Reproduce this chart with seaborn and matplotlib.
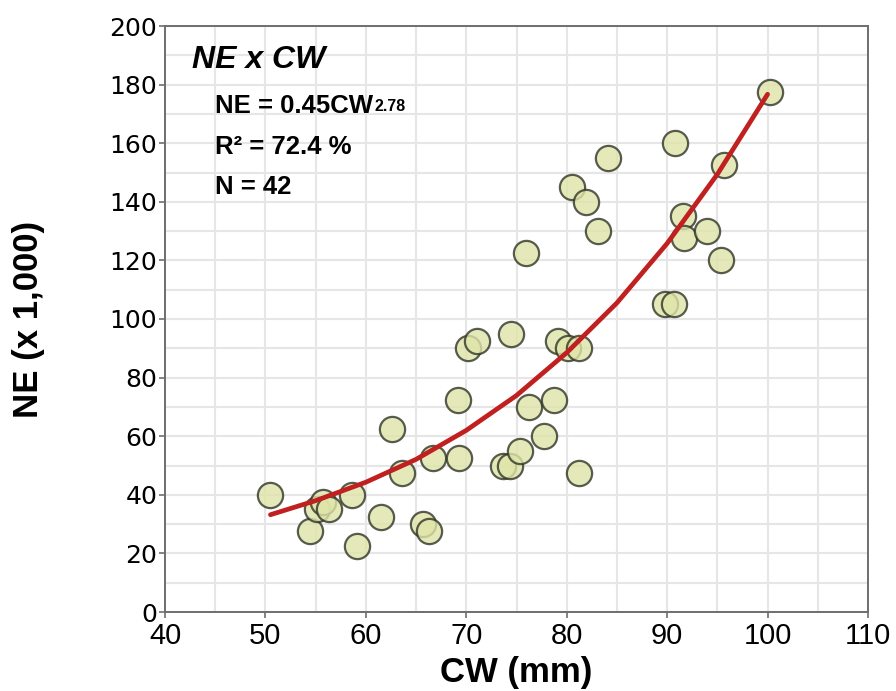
import numpy as np
import matplotlib
matplotlib.use("Agg")
import matplotlib.pyplot as plt
import pandas as pd
import seaborn as sns
from matplotlib.ticker import MultipleLocator

# carapace width (mm) and number of eggs (x 1,000)
cw = [50.5, 54.4, 55.1, 55.7, 56.3, 58.6, 59.1, 61.5, 62.6, 63.6, 65.7, 66.3,
      66.7, 69.2, 69.3, 70.2, 71.1, 73.7, 74.4, 74.5, 75.3, 75.9, 76.2, 77.7,
      78.7, 79.1, 80.1, 80.5, 81.2, 81.2, 81.9, 83.1, 84.1, 89.8, 90.7, 90.8,
      91.6, 91.7, 94.0, 95.4, 95.7, 100.2]
ne = [40, 27.5, 35, 37.5, 35, 40, 22.5, 32.5, 62.5, 47.5, 30, 27.5,
      52.5, 72.5, 52.5, 90, 92.5, 50, 50, 95, 55, 122.5, 70, 60,
      72.5, 92.5, 90, 145, 90, 47.5, 140, 130, 155, 105, 105, 160,
      135, 127.5, 130, 120, 152.5, 177.5]

# fitted curve
fit_cw = [50.5, 55, 60, 65, 70, 75, 80, 85, 90, 95, 100]
fit_ne = [33.2, 38.0, 44.3, 52.1, 62.0, 73.9, 88.5, 105.5, 125.8, 149.4, 176.7]

x_ticks = [40, 50, 60, 70, 80, 90, 100, 110]
y_ticks = [0, 20, 40, 60, 80, 100, 120, 140, 160, 180, 200]

title_text = "NE x CW"
eq_text = "NE = 0.45CW"
eq_exp = "2.78"
r2_text = "R\u00b2 = 72.4 %"
n_text = "N = 42"

sns.set_theme(style="whitegrid")
plt.rcParams["font.family"] = ["Liberation Sans", "DejaVu Sans"]
plt.rcParams["text.color"] = "black"
plt.rcParams["axes.labelcolor"] = "black"

df = pd.DataFrame({"CW": cw, "NE": ne})
fit = pd.DataFrame({"CW": fit_cw, "NE": fit_ne})

fig = plt.figure(figsize=(8.96, 6.91), dpi=100)
ax = fig.add_axes([165 / 896, 79 / 691, 703 / 896, 586 / 691])
ax.set_facecolor("white")
ax.set_axisbelow(True)

sns.scatterplot(data=df, x="CW", y="NE", ax=ax, s=330, color="#dfe4a8",
                edgecolor="#2f3526", linewidth=1.6, alpha=0.8, zorder=2)
sns.lineplot(data=fit, x="CW", y="NE", ax=ax, color="#c0201f", lw=3.4, zorder=3)

ax.set_xlim(40, 110)
ax.set_ylim(0, 200)
ax.set_xticks(x_ticks)
ax.set_yticks(y_ticks)
ax.xaxis.set_minor_locator(MultipleLocator(5))
ax.yaxis.set_minor_locator(MultipleLocator(10))
ax.grid(which="both", color="#e6e6e6", linewidth=1.5)

for s in ax.spines.values():
    s.set_visible(True)
    s.set_color("#6e6e6e")
    s.set_linewidth(1.4)

ax.tick_params(which="major", direction="out", length=4, width=1.2,
               color="#6e6e6e", left=True, bottom=True)
ax.tick_params(which="minor", length=0)
ax.tick_params(axis="y", pad=1.5)
ax.tick_params(axis="x", pad=3.5)
for lab in ax.get_yticklabels():
    lab.set_family(["DejaVu Sans"])
    lab.set_fontsize(18)
    lab.set_color("black")
for lab in ax.get_xticklabels():
    lab.set_family(["Liberation Sans", "DejaVu Sans"])
    lab.set_fontsize(21)
    lab.set_color("black")

ax.set_xlabel("CW (mm)", fontsize=25, fontweight="bold", color="black")
ax.set_ylabel("NE (x 1,000)", fontsize=25, fontweight="bold", color="black")
ax.xaxis.set_label_coords(0.5, -0.075)
ax.yaxis.set_label_coords(-0.17, 0.5)

ax.text(0.038, 0.928, title_text, transform=ax.transAxes, fontsize=23,
        fontweight="bold", fontstyle="italic", va="baseline")
t = ax.text(0.071, 0.852, eq_text, transform=ax.transAxes, fontsize=18.5,
            fontweight="bold", va="baseline")
ax.annotate(eq_exp, xy=(1, 1), xycoords=t, xytext=(1, -4),
            textcoords="offset points", fontsize=11.5, fontweight="bold",
            va="top", ha="left")
ax.text(0.071, 0.782, r2_text, transform=ax.transAxes, fontsize=18.5,
        fontweight="bold", va="baseline")
ax.text(0.071, 0.713, n_text, transform=ax.transAxes, fontsize=18.5,
        fontweight="bold", va="baseline")

fig.savefig("out.png", dpi=100)
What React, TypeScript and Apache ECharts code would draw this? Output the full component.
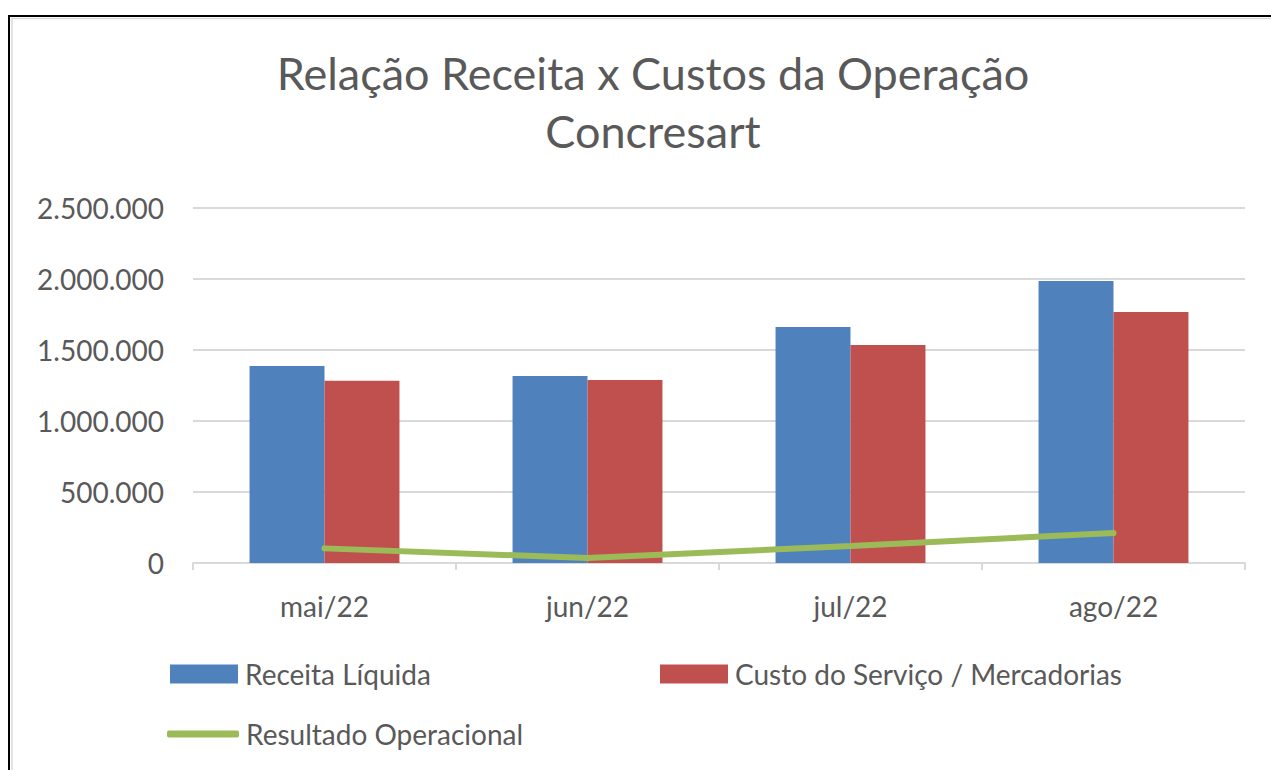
import React, { useEffect, useRef } from "react";
import * as echarts from "echarts";

const months = ["mai/22", "jun/22", "jul/22", "ago/22"];
const receitaLiquida = [1387000, 1317000, 1662000, 1986000];
const custoServico = [1284000, 1289000, 1535000, 1768000];
const resultadoOperacional = [103000, 35000, 120000, 211000];
const seriesNames = ["Receita Líquida", "Custo do Serviço / Mercadorias", "Resultado Operacional"];
const titleLines = ["Relação Receita x Custos da Operação", "Concresart"];

const FONT = "Lato, 'Open Sans', sans-serif";
const TEXT = "#595959";

function fmt(v: number): string {
  return String(Math.round(v)).replace(/\B(?=(\d{3})+(?!\d))/g, ".");
}

export default function App() {
  const ref = useRef<HTMLDivElement>(null);
  useEffect(() => {
    if (!ref.current) return;
    const chart = echarts.init(ref.current, null, { renderer: "svg" });
    const legendText = { fontFamily: FONT, fontSize: 28, color: TEXT, padding: [0, 0, 0, 2] };
    chart.setOption({
      animation: false,
      backgroundColor: "#ffffff",
      title: {
        text: titleLines.join("\n"),
        left: 648,
        textAlign: "center",
        top: 39,
        textStyle: { fontFamily: FONT, fontSize: 45, fontWeight: "normal", color: TEXT, lineHeight: 58 },
      },
      graphic: [
        { type: "rect", shape: { x: 9, y: 16, width: 1400, height: 1000 }, style: { fill: "none", stroke: "#000000", lineWidth: 2 }, silent: true },
        { type: "rect", shape: { x: 12, y: 18.5, width: 1400, height: 1000 }, style: { fill: "none", stroke: "#d9d9d9", lineWidth: 1.5 }, silent: true },
      ],
      legend: [
        {
          data: [seriesNames[0]], left: 170, top: 660, padding: 0, itemWidth: 68, itemHeight: 19, itemGap: 0, icon: "rect",
          textStyle: legendText,
        },
        {
          data: [seriesNames[1]], left: 660, top: 660, padding: 0, itemWidth: 68, itemHeight: 19, itemGap: 0, icon: "rect",
          textStyle: legendText,
        },
        {
          data: [seriesNames[2]], left: 167, top: 720, padding: 0, itemWidth: 72, itemHeight: 7, itemGap: 0, icon: "roundRect",
          textStyle: legendText,
        },
      ],
      grid: { left: 193, right: 26, top: 208, bottom: 207, containLabel: false },
      xAxis: {
        type: "category",
        data: months,
        axisLine: { lineStyle: { color: "#d9d9d9", width: 2 } },
        axisTick: { show: true, length: 7, lineStyle: { color: "#d9d9d9", width: 2 } },
        axisLabel: { fontFamily: FONT, fontSize: 28, color: TEXT, margin: 29 },
      },
      yAxis: {
        type: "value",
        min: 0,
        max: 2500000,
        interval: 500000,
        axisLine: { show: false },
        axisTick: { show: false },
        splitLine: { lineStyle: { color: "#d9d9d9", width: 2 } },
        axisLabel: { fontFamily: FONT, fontSize: 28, color: TEXT, margin: 29, formatter: (v: number) => fmt(v) },
      },
      series: [
        {
          name: seriesNames[0], type: "bar", data: receitaLiquida, barGap: "0%", barCategoryGap: "43%",
          itemStyle: { color: "#4f81bd" },
        },
        {
          name: seriesNames[1], type: "bar", data: custoServico, barGap: "0%", barCategoryGap: "43%",
          itemStyle: { color: "#c0504d" },
        },
        {
          name: seriesNames[2], type: "line", data: resultadoOperacional, symbol: "none",
          lineStyle: { color: "#9bbb59", width: 6, cap: "round" }, itemStyle: { color: "#9bbb59" },
        },
      ],
    });
    return () => chart.dispose();
  }, []);
  return <div ref={ref} style={{ position: "fixed", left: 0, top: 0, width: 1271, height: 770 }} />;
}
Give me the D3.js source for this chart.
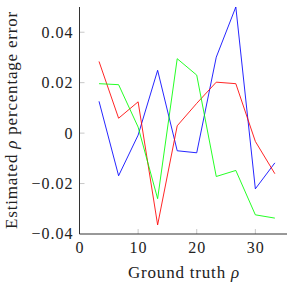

◆ WORK INSTRUCTIONS: Output nothing except the lines from the one containing "What React, TypeScript" through the one containing "import * as", both kept, with the pictures removed.

◆ WRITTEN REPLY:
What React, TypeScript and Apache ECharts code would draw this? Output the full component.
import React, { useEffect, useRef } from "react";
import * as echarts from "echarts";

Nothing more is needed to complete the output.